* _Direction_
Pictures are not part of the copy. Retype the lines from the first one through the line that contains "(1060,1062) rectangle (1920,1080);".

* _Data extract_
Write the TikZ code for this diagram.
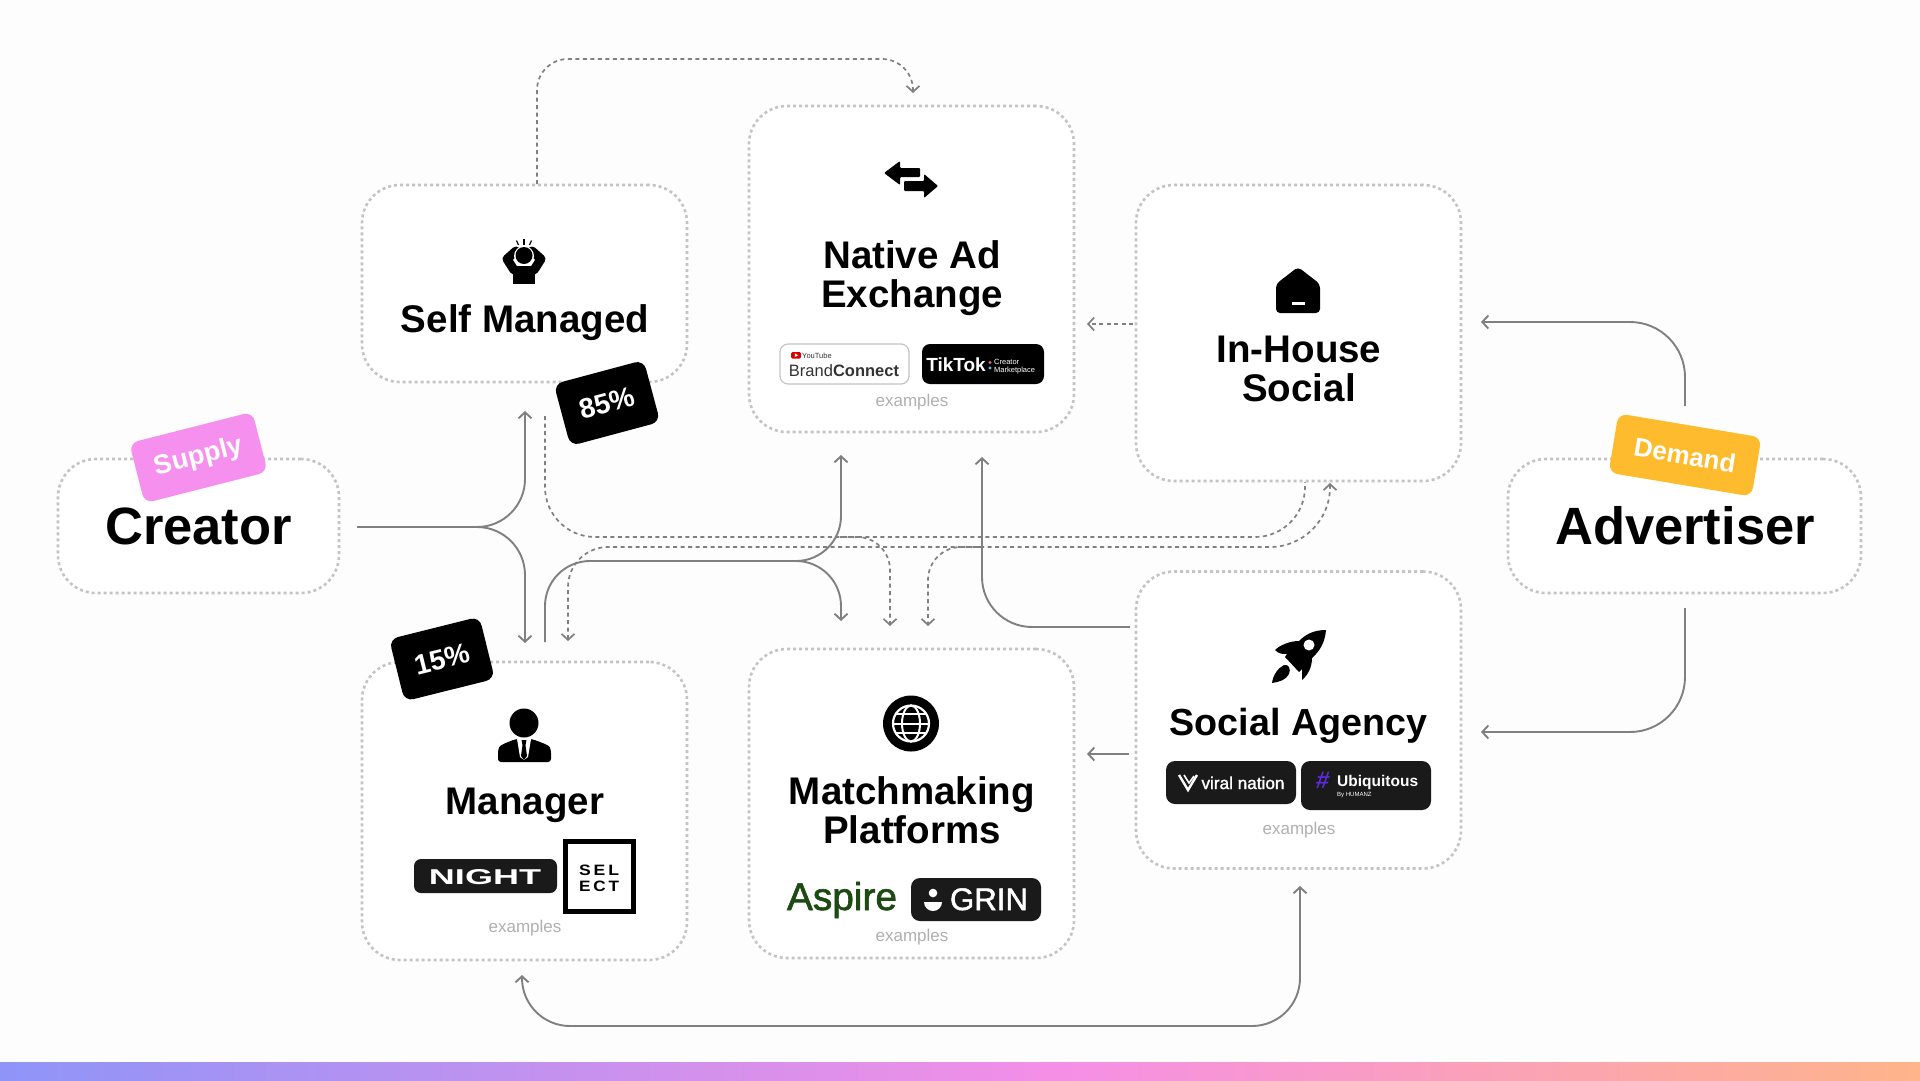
\documentclass[tikz,border=0pt]{standalone}
\usepackage{fontspec}
\usepackage{graphicx}
\setmainfont{Liberation Sans}
\newfontfamily\medfont[FakeBold=1.6]{Liberation Sans}
\usetikzlibrary{arrows.meta}
\definecolor{bgc}{HTML}{FDFDFD}
\definecolor{dotc}{HTML}{C4C4C4}
\definecolor{linec}{HTML}{808080}
\definecolor{exc}{HTML}{B0B0B0}
\definecolor{pinkc}{HTML}{F590EE}
\definecolor{yelc}{HTML}{FFBB2E}
\definecolor{chipc}{HTML}{1A1A1A}
\definecolor{aspc}{HTML}{1C4A12}
\definecolor{hashc}{HTML}{5B2BD8}
\definecolor{gradA}{HTML}{8F94F8}
\definecolor{gradB}{HTML}{F58FE6}
\definecolor{gradC}{HTML}{FFB48A}
\newcommand\fs[1]{\fontsize{#1}{#1}\selectfont}
\tikzset{
  cardbox/.style={draw=dotc,fill=white,line width=2.6pt,dash pattern=on 3pt off 3pt,rounded corners=38pt,minimum width=#1,inner sep=0pt},
  ttl/.style={anchor=base,inner sep=0pt,align=center,font=\fs{38.5}\bfseries,text=black},
  bigttl/.style={anchor=base,inner sep=0pt,font=\fs{52.5}\bfseries,text=black},
  exlabel/.style={anchor=base,inner sep=0pt,font=\fs{17},text=exc},
  badge/.style={rounded corners=9pt,inner sep=0pt,text=white,font=\fs{#1}\bfseries},
  conn/.style={draw=linec,line width=1.9pt,rounded corners=#1,>={Straight Barb[length=6pt,width=13pt]}},
  dconn/.style={draw=linec,line width=1.7pt,dash pattern=on 4pt off 3.5pt,rounded corners=#1,>={Straight Barb[length=6pt,width=13pt]}},
  logotxt/.style={inner sep=0pt,anchor=base,text=white}
}
\begin{document}
\begin{tikzpicture}[x=1pt,y=-1pt]
\useasboundingbox (0,0) rectangle (1920,1080);
\fill[bgc] (0,0) rectangle (1920,1080);
\shade[left color=gradA,right color=gradB] (0,1062) rectangle (1060,1080);
\shade[left color=gradB,right color=gradC] (1060,1062) rectangle (1920,1080);

% cards
\node[cardbox=325pt,minimum height=197pt] (selfbox) at (524.5,283.5) {};
\node[cardbox=325pt,minimum height=326pt] (nativebox) at (911.5,269) {};
\node[cardbox=325pt,minimum height=296pt] (housebox) at (1298.5,333) {};
\node[cardbox=281pt,minimum height=134pt] (creatorbox) at (198.5,526) {};
\node[cardbox=353pt,minimum height=134pt] (advbox) at (1684.5,526) {};
\node[cardbox=325pt,minimum height=298pt] (mgrbox) at (524.5,811) {};
\node[cardbox=325pt,minimum height=309pt] (matchbox) at (911.5,803.5) {};
\node[cardbox=325pt,minimum height=297pt] (agencybox) at (1298.5,720) {};

% connector ends
\coordinate (cOut) at (357,527);
\coordinate (cTurn) at (525,527);
\coordinate (cUp) at (525,411);
\coordinate (cDown) at (525,643);
\coordinate (mOut) at (545,642);
\coordinate (mA) at (545,561);
\coordinate (mB) at (841,561);
\coordinate (mUp) at (841,455);
\coordinate (mDown) at (841,621);
\coordinate (mSplit) at (780,561);
\coordinate (aOut) at (1130,627);
\coordinate (aA) at (982,627);
\coordinate (aEnd) at (982,457);
\coordinate (a2Out) at (1129,754);
\coordinate (a2End) at (1087,754);
\coordinate (hOut) at (1133,324);
\coordinate (hEnd) at (1087,324);
\coordinate (vTop) at (1685,406);
\coordinate (vTopA) at (1685,322);
\coordinate (vTopE) at (1481,322);
\coordinate (vBot) at (1685,608);
\coordinate (vBotA) at (1685,732);
\coordinate (vBotE) at (1481,732);
\coordinate (bR) at (1300,886);
\coordinate (bRA) at (1300,1026);
\coordinate (bLA) at (522,1026);
\coordinate (bL) at (522,975);
\coordinate (tS) at (537,184);
\coordinate (tA) at (537,59);
\coordinate (tB) at (913,59);
\coordinate (tE) at (913,93);
\coordinate (uS) at (545,416);
\coordinate (uA) at (545,537);
\coordinate (uB) at (1305,537);
\coordinate (uE) at (1305,482);
\coordinate (uSplit) at (840,537);
\coordinate (uC) at (890,537);
\coordinate (uD) at (890,626);
\coordinate (lS) at (568,641);
\coordinate (lA) at (568,547);
\coordinate (lB) at (1330,547);
\coordinate (lE) at (1330,483);
\coordinate (lSplit) at (980,547);
\coordinate (lC) at (928,547);
\coordinate (lD) at (928,626);

% solid connectors
\draw[conn=48pt,->] (cOut) -- (cTurn) -- (cUp);
\draw[conn=48pt,->] (cOut) -- (cTurn) -- (cDown);
\draw[conn=45pt,->] (mOut) -- (mA) -- (mB) -- (mUp);
\draw[conn=45pt,->] (mSplit) -- (mB) -- (mDown);
\draw[conn=50pt,->] (aOut) -- (aA) -- (aEnd);
\draw[conn=0pt,->] (a2Out) -- (a2End);
\draw[conn=55pt,->] (vTop) -- (vTopA) -- (vTopE);
\draw[conn=55pt,->] (vBot) -- (vBotA) -- (vBotE);
\draw[conn=48pt,<->] (bR) -- (bRA) -- (bLA) -- (bL);
% dashed connectors
\draw[dconn=0pt,->] (hOut) -- (hEnd);
\draw[dconn=31pt,->] (tS) -- (tA) -- (tB) -- (tE);
\draw[dconn=50pt] (uS) -- (uA) -- (uB) -- (uE);
\draw[dconn=33pt,->] (uSplit) -- (uC) -- (uD);
\draw[dconn=40pt,<-] (lS) -- (lA) -- (lSplit);
\draw[dconn=60pt,->] (lSplit) -- (lB) -- (lE);
\draw[dconn=33pt,->] (lSplit) -- (lC) -- (lD);

% titles
\node[ttl] (tself) at (525,332) {Self Managed};
\node[ttl] (tnat) at (912,268) {Native Ad};
\node[ttl] (tnat2) at (912,307) {Exchange};
\node[ttl] (thou) at (1299,362) {In-House};
\node[ttl] (thou2) at (1299,401) {Social};
\node[bigttl] (tcre) at (198.5,544) {Creator};
\node[bigttl] (tadv) at (1685,544) {Advertiser};
\node[ttl] (tmgr) at (525,814) {Manager};
\node[ttl] (tmat) at (912,804) {Matchmaking};
\node[ttl,font=\fs{37.7}\bfseries] (tage) at (1298.5,735.5) {Social Agency};
\node[ttl] (tmat2) at (912,843) {Platforms};

% badges
\node[badge=27,fill=pinkc,minimum width=127pt,minimum height=62pt,rotate=14.3] (supply) at (198.5,457.5) {Supply};
\node[badge=26,fill=yelc,minimum width=145pt,minimum height=60pt,rotate=-9.5] (demand) at (1685,455) {Demand};
\node[badge=28,fill=black,minimum width=93pt,minimum height=64pt,rotate=15] (b85) at (607,403) {85\%};
\node[badge=28,fill=black,minimum width=93pt,minimum height=64pt,rotate=14] (b15) at (442,659) {15\%};

% examples labels
\node[exlabel] (ex1) at (912,406) {examples};
\node[exlabel] (ex2) at (525,932) {examples};
\node[exlabel] (ex3) at (912,941) {examples};
\node[exlabel] (ex4) at (1299,834) {examples};

% BrandConnect chip
\draw[draw=dotc,fill=white,line width=1.2pt,rounded corners=8pt] (780,344) rectangle (909,384);
\fill[red!85!black,rounded corners=1.5pt] (791,352) rectangle (801,358.5);
\fill[white] (794.8,353.3) -- (798.2,355.2) -- (794.8,357.1) -- cycle;
\node[inner sep=0pt,anchor=base west,font=\fs{7.5},text=black!80] (yt) at (802,358) {YouTube};
\node[inner sep=0pt,anchor=base,font=\fs{16.5},text=black!80] (bc) at (844,376) {Brand{\bfseries Connect}};
% TikTok chip
\fill[black,rounded corners=8pt] (922,344) rectangle (1044,384);
\node[logotxt,font=\fs{19}\bfseries] (tt) at (956,371) {TikTok};
\fill[pinkc!60!red] (990,362.5) circle (1.6pt);
\fill[cyan!70!white] (990,368) circle (1.6pt);
\node[inner sep=0pt,anchor=base west,font=\fs{7.5},text=white] (tt2) at (994,364) {Creator};
\node[inner sep=0pt,anchor=base west,font=\fs{7.5},text=white] (tt3) at (994,372) {Marketplace};
% NIGHT / SELECT
\fill[chipc,rounded corners=7pt] (414,859) rectangle (557,893);
\node[logotxt] (night) at (485,884) {\resizebox{112pt}{15pt}{\bfseries NIGHT}};
\draw[draw=black,fill=white,line width=5pt] (565,841.5) rectangle (633.5,911.5);
\node[inner sep=0pt,anchor=base] (sel) at (599,875) {\resizebox{40pt}{10.5pt}{\bfseries S\,E\,L}};
\node[inner sep=0pt,anchor=base] (ect) at (599,891) {\resizebox{40pt}{10.5pt}{\bfseries E\,C\,T}};
% Aspire / GRIN
\node[inner sep=0pt,anchor=base,text=aspc] (asp) at (842,910) {\resizebox{110pt}{!}{\medfont\fs{37}Aspire}};
\fill[chipc,rounded corners=9pt] (911,878) rectangle (1041,921);
\fill[white] (933,893) circle (4.3pt);
\fill[white] (924,902) arc[start angle=180,end angle=360,radius=9pt] -- cycle;
\node[logotxt] (grin) at (989,910) {\resizebox{78pt}{!}{\medfont\fs{30}GRIN}};
% viral nation / Ubiquitous
\fill[chipc,rounded corners=9pt] (1166,761) rectangle (1296,804);
\draw[white,line width=2.4pt,line join=miter] (1179,775) -- (1188,790) -- (1197,775);
\draw[white,line width=1.6pt] (1184,775) -- (1189,783) -- (1194,776);
\node[logotxt] (vn) at (1243,789) {\resizebox{83pt}{!}{\medfont\fs{19.5}viral nation}};
\fill[chipc,rounded corners=9pt] (1301,761) rectangle (1431,810);
\node[inner sep=0pt,font=\fs{24}\bfseries,text=hashc,xslant=0.15] (hash) at (1323,780) {\#};
\node[logotxt,font=\fs{15.5}\bfseries,anchor=base west] (ubq) at (1337,786) {Ubiquitous};
\node[logotxt,font=\fs{6},anchor=base west] (hum) at (1337,796) {By HUMANZ};

% icons
% self managed
\draw[black,line width=9pt,line join=round,line cap=round] (514,270) -- (507,259) -- (516,251);
\draw[black,line width=9pt,line join=round,line cap=round] (534,270) -- (541,259) -- (532,251);
\fill[black] (513,266) rectangle (535,284);
\fill[white] (524,256) circle (10pt);
\fill[black] (524,255.5) circle (8.5pt);
\draw[black,line width=1.2pt] (524,239) -- (524,244.5);
\draw[black,line width=1.2pt] (516.5,240.5) -- (518.5,245);
\draw[black,line width=1.2pt] (531.5,240.5) -- (529.5,245);
% exchange arrows
\fill[black,rounded corners=1pt] (884,173) -- (900,161) -- (900,168) -- (920,168) -- (920,177) -- (900,177) -- (900,185) -- cycle;
\fill[black,rounded corners=1pt] (938,186) -- (924,174) -- (924,181) -- (904,181) -- (904,191) -- (924,191) -- (924,198) -- cycle;
% house
\fill[black,rounded corners=4pt] (1298,267) -- (1320,284) -- (1320,313) -- (1276,313) -- (1276,284) -- cycle;
\fill[white] (1292,302) rectangle (1305,304.5);
% rocket
\fill[black] (1326,630) .. controls (1314,630) and (1306,634) .. (1299,641) .. controls (1290,641) and (1280,645) .. (1275,650) .. controls (1279,654) and (1282,654) .. (1287,654) -- (1285,657) -- (1299,672) -- (1302,669) .. controls (1302,675) and (1302,678) .. (1302,680) .. controls (1308,675) and (1312,667) .. (1312,658) .. controls (1320,651) and (1325,642) .. (1326,630) -- cycle;
\fill[white] (1309,645) circle (5.5pt);
\fill[black] (1272,683) .. controls (1273,675) and (1278,668) .. (1284,665) .. controls (1289,664) and (1291,669) .. (1289,674) .. controls (1286,680) and (1279,682) .. (1272,683) -- cycle;
% manager person
\fill[black] (524,723) circle (14.5pt);
\fill[black,rounded corners=3pt] (498,762) -- (498,750) .. controls (500,745) and (508,742) .. (516,739) -- (532,739) .. controls (540,742) and (549,745) .. (551,750) -- (551,762) -- cycle;
\fill[white] (517,739) -- (531,739) -- (528,757) -- (524,760) -- (520,757) -- cycle;
\fill[black] (521.5,740) -- (526.5,740) -- (525.5,745) -- (527,756) -- (524,760) -- (521,756) -- (522.5,745) -- cycle;
% globe
\fill[black] (911,723.5) circle (28pt);
\draw[white,line width=2.2pt] (911,723.5) circle (18pt);
\draw[white,line width=2pt] (911,723.5) ellipse [x radius=9pt,y radius=18pt];
\draw[white,line width=2pt] (893,723.5) -- (929,723.5);
\draw[white,line width=2pt] (896,714) -- (926,714);
\draw[white,line width=2pt] (896,733) -- (926,733);
\end{tikzpicture}
\end{document}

* _Result_
Write the TikZ code for this diagram.
\documentclass[tikz,border=0pt]{standalone}
\usepackage{fontspec}
\usepackage{graphicx}
\setmainfont{Liberation Sans}
\newfontfamily\medfont[FakeBold=1.6]{Liberation Sans}
\usetikzlibrary{arrows.meta}
\definecolor{bgc}{HTML}{FDFDFD}
\definecolor{dotc}{HTML}{C4C4C4}
\definecolor{linec}{HTML}{808080}
\definecolor{exc}{HTML}{B0B0B0}
\definecolor{pinkc}{HTML}{F590EE}
\definecolor{yelc}{HTML}{FFBB2E}
\definecolor{chipc}{HTML}{1A1A1A}
\definecolor{aspc}{HTML}{1C4A12}
\definecolor{hashc}{HTML}{5B2BD8}
\definecolor{gradA}{HTML}{8F94F8}
\definecolor{gradB}{HTML}{F58FE6}
\definecolor{gradC}{HTML}{FFB48A}
\newcommand\fs[1]{\fontsize{#1}{#1}\selectfont}
\tikzset{
  cardbox/.style={draw=dotc,fill=white,line width=2.6pt,dash pattern=on 3pt off 3pt,rounded corners=38pt,minimum width=#1,inner sep=0pt},
  ttl/.style={anchor=base,inner sep=0pt,align=center,font=\fs{38.5}\bfseries,text=black},
  bigttl/.style={anchor=base,inner sep=0pt,font=\fs{52.5}\bfseries,text=black},
  exlabel/.style={anchor=base,inner sep=0pt,font=\fs{17},text=exc},
  badge/.style={rounded corners=9pt,inner sep=0pt,text=white,font=\fs{#1}\bfseries},
  conn/.style={draw=linec,line width=1.9pt,rounded corners=#1,>={Straight Barb[length=6pt,width=13pt]}},
  dconn/.style={draw=linec,line width=1.7pt,dash pattern=on 4pt off 3.5pt,rounded corners=#1,>={Straight Barb[length=6pt,width=13pt]}},
  logotxt/.style={inner sep=0pt,anchor=base,text=white}
}
\begin{document}
\begin{tikzpicture}[x=1pt,y=-1pt]
\useasboundingbox (0,0) rectangle (1920,1080);
\fill[bgc] (0,0) rectangle (1920,1080);
\shade[left color=gradA,right color=gradB] (0,1062) rectangle (1060,1080);
\shade[left color=gradB,right color=gradC] (1060,1062) rectangle (1920,1080);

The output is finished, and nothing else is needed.